Indonesia's tropical climate permits year-round outdoor play. The sport's low equipment cost makes it affordable to almost anyone. Two rackets, a shuttlecock, a long piece of string, and an empty piece of ground are all that is needed. Courts are often placed next to houses or apartment buildings because the structures serve as windbreaks. Fences covered with sheets of canvas also do the trick. In the absence of windbreaks, courts are oriented with prevailing winds blowing parallel to the court, not perpendicular.

Indonesian dominance of the sport began in the 1950s. In 1957 Indonesia competed in its first Thomas Cup, an international tournament named for IBF cofounder Sir George Thomas, a renowned badminton, tennis, and chess champion. Indonesia's stunning victory earned the country immediate entrance into the IBF.

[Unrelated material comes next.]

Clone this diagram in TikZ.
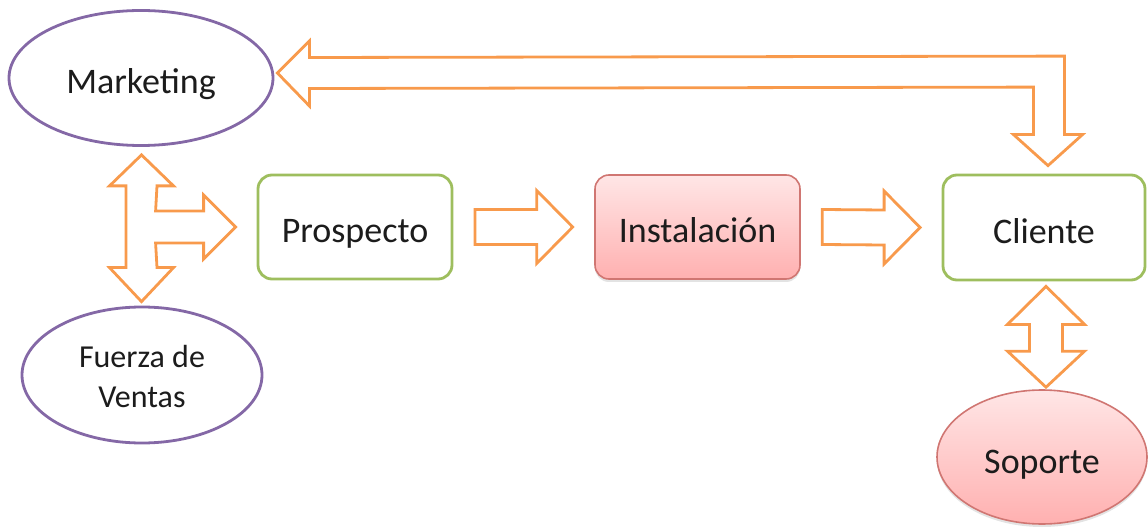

Indonesia went on to win the triennial competition seven times in nine attempts from 1961 to 1984. The country also made its mark in other international tournaments, including the World Championship, the World Grand Prix, and the World Cup. Indonesia's best player during this stretch was also regarded as the best player in the world—Rudy Kurniawan Hartono, winner of a record eight All-England titles from 1968 to 1976. Hartono's victory at the 1980 World Championships before a home-country crowd in Jakarta keyed a dominant performance by the Indonesians, who won four of five events.

Starring on Indonesia's talent-rich delegation to the 1992 Olympic Games in Barcelona, Spain, was Susi Susanti, winner of the World Junior Championships in 1990, 1991, and 1992 (and ultimately 1993 and 1994). Susanti won the women's singles competition, becoming the first Indonesian athlete to earn an Olympic gold medal since the country gained its independence 43 years earlier. “It was something very precious for Indonesia,” she remarked later, according to Sports Illustrated. Meanwhile, the Indonesian men produced a medal sweep in the singles competition, with Allan Kusuma capturing the gold, Ardy Wiranata the silver, and Hermawan Susanto the bronze. Indonesia also earned the silver and bronze in the men's doubles.

The badminton team returned home as heroes. Their achievements had the effect of piling additional pressure onto the squad heading for the 1996 games in Atlanta, Georgia. “Because we won two gold medals in '92, the government wants some more in Atlanta,” Kusuma told Sports Illustrated a few weeks before the Atlanta competition. “Well, it is easy to say but not so easy to do.”

Kusuma and the national team's 80-odd other members lived at a cramped training center on the outskirts of Jakarta where, according to Sports Illustrated, words of inspiration were painted on a wall: “Badminton is my soul. Sportsmanship is my breath. Red and white [the national colors] is the symbol of my fate.” The players were also motivated by material incentives. Their gold-medal efforts earned Kusuma and Susanti each a $200,000 bonus—about 200 times the country's annual per capita income. The stars also reaped handsome incomes by promoting cars, shampoo, and other consumer products.

All the words and money, however, didn't help Indonesia improve on its Olympic medal count in Atlanta. The only gold medal was brought home by the men's doubles duo of Rexy Mainaky and Ricky Subagja, the reigning world champions. The two narrowly defeated a Malaysian pair who ignored a fortune-teller's advice to take green bananas onto the court. After the victory Mainaky sobbed as the Indonesian faithful among the crowd sang and waved flags. “I thank God for giving us the power to win this game,” he told the ESPNET Sportszone Web site afterwards.